Zu den Hauptleidtragenden gehört die bereits erwähnte Naomi Long, die am Vorabend des Besuchs von US-Außenministerin Hillary Clinton in Belfast am 7. Dezember sogar eine Todesdrohung erhielt. Long gehört dem Belfaster Stadtrat seit zweieinhalb Jahren nicht mehr an. Da muß man sich fragen, warum die Flaggenprotestler gerade gegen sie wettern und ihr Büro an der Upper Newtownards Road praktisch belagern. Die Erklärung ist einfach. Als Long bei den britischen Parlamentswahlen im Frühjahr 2010 für die Alliance Party deren bisher ersten Sitz im Unterhaus im Londoner Palast von Westminister eroberte, tat sie dies in Belfast East. Dieser stark protestantisch-geprägte Wahlbezirk lag seit der Teilung Irlands 1921 in unionistischer Hand. Seit 1979 hatte Peter Robinson, lange Jahre der Stellvertreter Ian Paisleys und heute Chef der Democratic Unionist Party (DUP) sowie Erster Minister der interkonfessionen Mehrparteienregierung Nordirlands, als Member for Belfast East im britischen Parlament gesessen.

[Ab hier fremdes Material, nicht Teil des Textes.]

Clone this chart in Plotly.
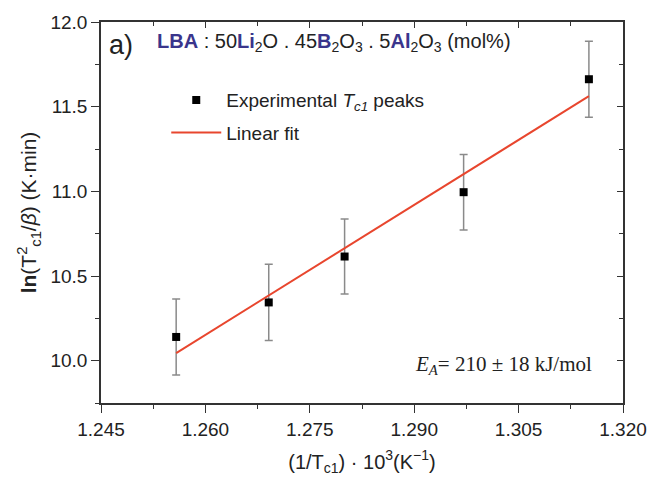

2010 schlug sich Robinson mit einem hochpeinlichen und sehr unappetitlichen Korruptionsskandal um seine Gattin Iris, die damals ebenfalls noch DUP-Politikerin war, herum. Vielleicht nur deshalb konnte Long ihn in seiner eigenen Hochburg besiegen. Jedenfalls lassen die Flaggenproteste den Eindruck entstehen, als wollten Robinson und die DUP Belfast East zurückerobern, koste es was es wolle. Am 14. Dezember hat Friedensnobelpreisträger David Trimble, der ehemalige Vorsitzende der Ulster Unionist Party, die DUP-Konkurrenz bezichtigt, den Streit um die britische Flagge absichtlich anzuheizen, um die eigene Wählerschaft zu mobilisieren und bei den nächsten Parlamentswahlen in Belfast East wieder zu siegen. Am selben Tag hatten Robinson und Mike Nesbitt, der heutige UUP-Vorsitzende, in einer gemeinsamen Erklärung ein Ende der Flaggenproteste gefordert. Nach einem Treffen mit Gegnern der neuen Regelung, darunter auch ehemalige loyalistische Paramilitärs, kündigten Robinson und Nesbitt für die kommende Woche eine eigene Initiative an. Angesichts der Interessenlage kann man davon ausgehen, daß die Initiative von DUP und UUP die Kontroverse am Leben halten wird - und sei es auf Sparflamme -, statt zu ihrer Beilegung beizutragen.